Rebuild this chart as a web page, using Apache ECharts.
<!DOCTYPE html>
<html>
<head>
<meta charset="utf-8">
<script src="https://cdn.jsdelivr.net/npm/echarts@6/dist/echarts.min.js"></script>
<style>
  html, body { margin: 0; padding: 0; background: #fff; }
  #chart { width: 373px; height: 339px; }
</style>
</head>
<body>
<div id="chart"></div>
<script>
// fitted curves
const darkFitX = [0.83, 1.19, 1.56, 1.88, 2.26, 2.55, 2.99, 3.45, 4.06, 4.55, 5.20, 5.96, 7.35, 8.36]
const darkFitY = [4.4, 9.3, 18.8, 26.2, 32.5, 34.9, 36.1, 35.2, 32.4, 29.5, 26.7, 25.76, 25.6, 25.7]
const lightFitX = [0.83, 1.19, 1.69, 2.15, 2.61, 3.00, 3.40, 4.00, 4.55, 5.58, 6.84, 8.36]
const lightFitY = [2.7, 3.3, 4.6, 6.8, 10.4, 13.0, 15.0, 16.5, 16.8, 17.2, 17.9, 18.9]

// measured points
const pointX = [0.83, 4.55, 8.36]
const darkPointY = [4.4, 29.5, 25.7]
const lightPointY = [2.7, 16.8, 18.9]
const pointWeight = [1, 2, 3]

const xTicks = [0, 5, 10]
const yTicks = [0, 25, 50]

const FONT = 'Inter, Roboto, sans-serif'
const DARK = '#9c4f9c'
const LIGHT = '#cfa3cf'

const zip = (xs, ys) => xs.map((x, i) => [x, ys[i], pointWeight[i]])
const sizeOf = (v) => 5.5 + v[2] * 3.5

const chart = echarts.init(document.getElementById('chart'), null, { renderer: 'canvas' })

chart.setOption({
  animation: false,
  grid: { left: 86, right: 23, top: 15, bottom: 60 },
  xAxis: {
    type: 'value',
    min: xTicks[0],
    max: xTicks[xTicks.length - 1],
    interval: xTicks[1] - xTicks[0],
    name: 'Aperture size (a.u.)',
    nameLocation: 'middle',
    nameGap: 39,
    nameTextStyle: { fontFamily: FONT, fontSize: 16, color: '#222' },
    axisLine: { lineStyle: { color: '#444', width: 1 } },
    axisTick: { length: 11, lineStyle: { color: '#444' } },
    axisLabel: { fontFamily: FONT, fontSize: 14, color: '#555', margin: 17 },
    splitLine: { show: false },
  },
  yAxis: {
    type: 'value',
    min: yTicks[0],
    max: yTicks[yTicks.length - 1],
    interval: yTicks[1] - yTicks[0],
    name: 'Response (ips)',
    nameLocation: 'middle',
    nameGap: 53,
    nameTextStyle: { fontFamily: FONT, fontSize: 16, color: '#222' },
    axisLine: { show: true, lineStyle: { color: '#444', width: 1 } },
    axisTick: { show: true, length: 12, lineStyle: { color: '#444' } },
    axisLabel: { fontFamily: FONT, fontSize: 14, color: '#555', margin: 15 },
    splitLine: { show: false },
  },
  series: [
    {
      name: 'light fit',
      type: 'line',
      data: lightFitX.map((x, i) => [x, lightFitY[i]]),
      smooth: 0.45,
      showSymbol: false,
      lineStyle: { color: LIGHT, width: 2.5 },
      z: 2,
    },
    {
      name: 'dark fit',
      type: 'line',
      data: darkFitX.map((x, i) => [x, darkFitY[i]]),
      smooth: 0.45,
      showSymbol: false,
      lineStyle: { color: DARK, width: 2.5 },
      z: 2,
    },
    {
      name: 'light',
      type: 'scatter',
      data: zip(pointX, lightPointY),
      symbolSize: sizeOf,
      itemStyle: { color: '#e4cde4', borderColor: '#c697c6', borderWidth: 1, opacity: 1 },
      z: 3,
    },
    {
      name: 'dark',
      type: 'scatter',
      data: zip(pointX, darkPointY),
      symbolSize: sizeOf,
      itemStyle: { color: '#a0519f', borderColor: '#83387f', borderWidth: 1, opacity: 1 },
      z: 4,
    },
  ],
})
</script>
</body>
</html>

________________________

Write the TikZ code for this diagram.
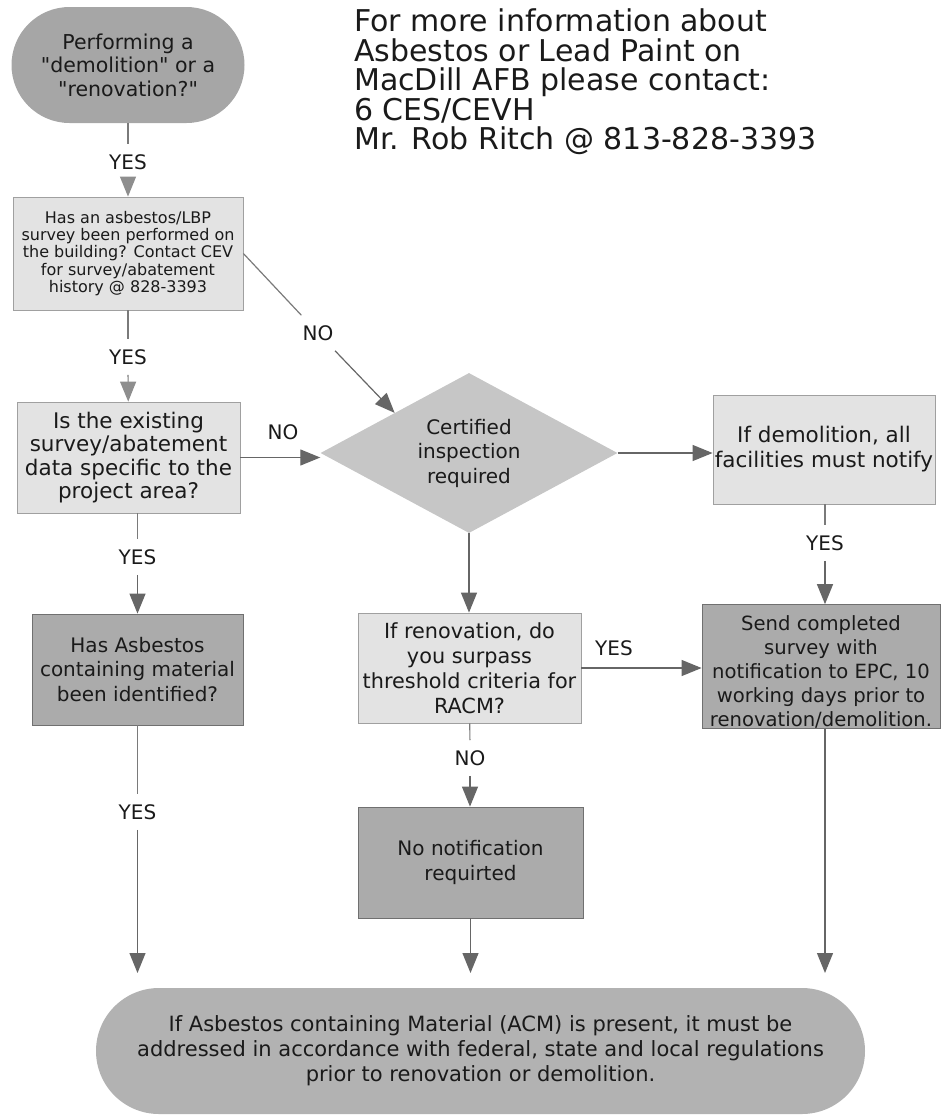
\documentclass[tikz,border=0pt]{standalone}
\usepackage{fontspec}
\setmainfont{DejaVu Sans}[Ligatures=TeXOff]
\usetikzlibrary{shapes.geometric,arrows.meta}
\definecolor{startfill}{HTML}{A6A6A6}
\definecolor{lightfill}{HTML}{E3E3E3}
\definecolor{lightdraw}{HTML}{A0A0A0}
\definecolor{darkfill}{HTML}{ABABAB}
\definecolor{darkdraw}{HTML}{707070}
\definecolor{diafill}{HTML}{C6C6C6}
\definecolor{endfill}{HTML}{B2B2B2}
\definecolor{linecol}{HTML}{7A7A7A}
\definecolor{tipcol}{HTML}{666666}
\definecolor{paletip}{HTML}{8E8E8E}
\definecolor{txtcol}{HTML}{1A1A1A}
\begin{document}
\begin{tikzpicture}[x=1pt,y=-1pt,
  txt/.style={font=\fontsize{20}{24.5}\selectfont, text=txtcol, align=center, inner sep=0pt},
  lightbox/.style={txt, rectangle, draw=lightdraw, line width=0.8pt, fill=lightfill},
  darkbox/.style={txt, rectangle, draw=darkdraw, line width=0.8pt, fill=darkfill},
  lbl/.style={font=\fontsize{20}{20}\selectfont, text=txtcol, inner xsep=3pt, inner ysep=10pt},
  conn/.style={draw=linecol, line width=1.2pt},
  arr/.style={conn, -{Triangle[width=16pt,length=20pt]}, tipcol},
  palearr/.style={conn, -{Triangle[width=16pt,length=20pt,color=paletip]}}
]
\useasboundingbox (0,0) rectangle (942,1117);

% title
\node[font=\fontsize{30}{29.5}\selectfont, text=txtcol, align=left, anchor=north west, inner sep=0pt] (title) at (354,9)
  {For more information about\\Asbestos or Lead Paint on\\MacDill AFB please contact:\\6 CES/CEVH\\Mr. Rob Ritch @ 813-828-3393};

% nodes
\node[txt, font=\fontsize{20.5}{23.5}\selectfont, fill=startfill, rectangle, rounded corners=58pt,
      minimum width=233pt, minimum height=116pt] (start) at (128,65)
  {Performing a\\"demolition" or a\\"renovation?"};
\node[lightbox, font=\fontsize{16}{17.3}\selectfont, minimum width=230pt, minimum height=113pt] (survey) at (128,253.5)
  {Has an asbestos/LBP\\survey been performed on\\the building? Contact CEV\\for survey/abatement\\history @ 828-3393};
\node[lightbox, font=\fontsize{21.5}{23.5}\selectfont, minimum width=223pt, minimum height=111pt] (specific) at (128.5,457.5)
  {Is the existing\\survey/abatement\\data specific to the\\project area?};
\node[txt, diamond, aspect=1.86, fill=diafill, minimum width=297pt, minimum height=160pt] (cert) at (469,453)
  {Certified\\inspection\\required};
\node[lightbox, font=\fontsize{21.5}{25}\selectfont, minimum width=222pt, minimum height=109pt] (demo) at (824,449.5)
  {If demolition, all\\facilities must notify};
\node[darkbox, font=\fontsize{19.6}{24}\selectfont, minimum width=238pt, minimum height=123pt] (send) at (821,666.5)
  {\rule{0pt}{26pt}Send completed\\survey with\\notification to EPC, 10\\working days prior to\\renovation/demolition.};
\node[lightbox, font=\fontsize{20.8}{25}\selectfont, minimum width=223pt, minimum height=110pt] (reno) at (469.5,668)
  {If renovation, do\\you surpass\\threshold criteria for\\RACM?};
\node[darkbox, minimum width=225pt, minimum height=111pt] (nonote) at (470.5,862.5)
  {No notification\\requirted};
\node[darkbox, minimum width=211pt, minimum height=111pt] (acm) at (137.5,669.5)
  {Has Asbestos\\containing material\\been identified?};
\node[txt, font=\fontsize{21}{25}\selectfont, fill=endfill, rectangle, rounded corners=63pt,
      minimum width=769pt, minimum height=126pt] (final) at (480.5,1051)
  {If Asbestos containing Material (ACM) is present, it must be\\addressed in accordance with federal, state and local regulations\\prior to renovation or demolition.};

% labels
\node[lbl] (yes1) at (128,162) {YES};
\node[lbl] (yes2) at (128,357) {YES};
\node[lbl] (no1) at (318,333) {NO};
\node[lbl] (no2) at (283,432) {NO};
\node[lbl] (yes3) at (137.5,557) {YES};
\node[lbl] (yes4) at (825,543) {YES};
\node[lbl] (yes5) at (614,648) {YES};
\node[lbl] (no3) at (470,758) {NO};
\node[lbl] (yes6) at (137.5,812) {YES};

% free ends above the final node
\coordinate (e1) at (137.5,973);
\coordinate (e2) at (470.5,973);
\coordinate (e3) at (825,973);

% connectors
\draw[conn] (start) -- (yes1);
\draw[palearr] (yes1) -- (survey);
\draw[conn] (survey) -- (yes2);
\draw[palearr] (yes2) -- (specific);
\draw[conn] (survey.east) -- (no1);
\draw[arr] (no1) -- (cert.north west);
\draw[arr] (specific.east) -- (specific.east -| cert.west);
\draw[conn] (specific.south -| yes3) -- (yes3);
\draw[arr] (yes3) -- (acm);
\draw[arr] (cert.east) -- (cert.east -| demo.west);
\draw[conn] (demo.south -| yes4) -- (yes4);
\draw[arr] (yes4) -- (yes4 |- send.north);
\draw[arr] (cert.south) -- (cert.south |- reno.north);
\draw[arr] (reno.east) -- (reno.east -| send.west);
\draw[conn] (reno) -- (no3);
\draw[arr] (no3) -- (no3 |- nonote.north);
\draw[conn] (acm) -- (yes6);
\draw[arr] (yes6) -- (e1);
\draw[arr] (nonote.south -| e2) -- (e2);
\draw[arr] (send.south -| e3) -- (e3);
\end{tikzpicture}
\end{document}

________________________

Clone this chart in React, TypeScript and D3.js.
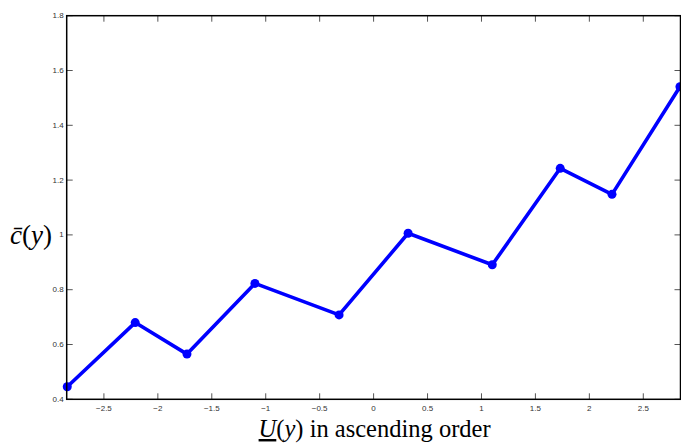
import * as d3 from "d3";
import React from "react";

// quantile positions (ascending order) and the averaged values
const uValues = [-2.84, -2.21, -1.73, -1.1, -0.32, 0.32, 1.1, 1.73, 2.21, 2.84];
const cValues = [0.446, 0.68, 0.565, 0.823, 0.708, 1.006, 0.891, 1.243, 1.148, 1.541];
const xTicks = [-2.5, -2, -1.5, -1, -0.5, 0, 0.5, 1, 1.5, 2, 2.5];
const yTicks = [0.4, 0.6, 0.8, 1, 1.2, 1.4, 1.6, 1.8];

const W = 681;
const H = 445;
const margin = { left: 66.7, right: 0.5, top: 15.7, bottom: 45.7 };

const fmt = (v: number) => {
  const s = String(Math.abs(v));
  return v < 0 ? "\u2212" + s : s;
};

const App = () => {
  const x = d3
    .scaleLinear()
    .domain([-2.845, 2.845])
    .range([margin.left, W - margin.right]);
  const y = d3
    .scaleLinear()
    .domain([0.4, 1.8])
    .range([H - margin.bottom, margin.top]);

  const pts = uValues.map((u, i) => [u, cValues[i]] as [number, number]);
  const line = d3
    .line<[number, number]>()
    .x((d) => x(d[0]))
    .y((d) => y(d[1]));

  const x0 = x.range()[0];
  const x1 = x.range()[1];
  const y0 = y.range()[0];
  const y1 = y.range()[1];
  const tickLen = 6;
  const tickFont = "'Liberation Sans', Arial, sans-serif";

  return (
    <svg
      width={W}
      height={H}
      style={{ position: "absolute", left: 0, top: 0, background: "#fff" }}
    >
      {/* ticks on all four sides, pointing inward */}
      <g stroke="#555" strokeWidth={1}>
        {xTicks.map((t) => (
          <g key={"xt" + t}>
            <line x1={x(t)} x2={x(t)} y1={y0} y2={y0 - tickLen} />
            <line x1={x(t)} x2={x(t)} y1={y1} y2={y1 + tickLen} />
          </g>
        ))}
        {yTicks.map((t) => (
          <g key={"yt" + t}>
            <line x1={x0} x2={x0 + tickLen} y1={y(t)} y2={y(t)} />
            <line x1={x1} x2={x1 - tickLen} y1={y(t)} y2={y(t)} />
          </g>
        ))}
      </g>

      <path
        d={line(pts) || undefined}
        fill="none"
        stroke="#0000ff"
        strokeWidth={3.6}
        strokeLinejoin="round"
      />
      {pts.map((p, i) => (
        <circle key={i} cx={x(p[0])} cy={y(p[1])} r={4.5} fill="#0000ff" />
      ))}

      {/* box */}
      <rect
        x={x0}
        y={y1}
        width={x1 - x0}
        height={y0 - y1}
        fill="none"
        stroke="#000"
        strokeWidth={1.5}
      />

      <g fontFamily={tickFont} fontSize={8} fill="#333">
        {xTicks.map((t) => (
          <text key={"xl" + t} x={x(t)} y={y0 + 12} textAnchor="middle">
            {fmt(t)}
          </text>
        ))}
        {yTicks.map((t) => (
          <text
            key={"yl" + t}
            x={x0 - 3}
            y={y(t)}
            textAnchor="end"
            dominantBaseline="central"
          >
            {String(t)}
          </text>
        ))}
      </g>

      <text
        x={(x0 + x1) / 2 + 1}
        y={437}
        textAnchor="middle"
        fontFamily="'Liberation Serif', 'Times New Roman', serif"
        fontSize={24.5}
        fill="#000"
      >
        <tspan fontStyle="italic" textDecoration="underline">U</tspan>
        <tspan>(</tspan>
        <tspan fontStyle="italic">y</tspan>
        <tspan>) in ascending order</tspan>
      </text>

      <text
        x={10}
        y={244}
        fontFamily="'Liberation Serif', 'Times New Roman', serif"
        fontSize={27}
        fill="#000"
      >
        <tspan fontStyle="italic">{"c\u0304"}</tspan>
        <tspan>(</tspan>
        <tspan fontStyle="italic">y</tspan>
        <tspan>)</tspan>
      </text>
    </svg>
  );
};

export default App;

________________________

◆ **INSTRUCTION**: Transcribe, leaving out pictures, each line from the one containing "Clone this chart" through the one containing "import React from".

◆ **ANSWER TO THIS EXERCISE**:
Clone this chart in React, TypeScript and D3.js.
import * as d3 from "d3";
import React from "react";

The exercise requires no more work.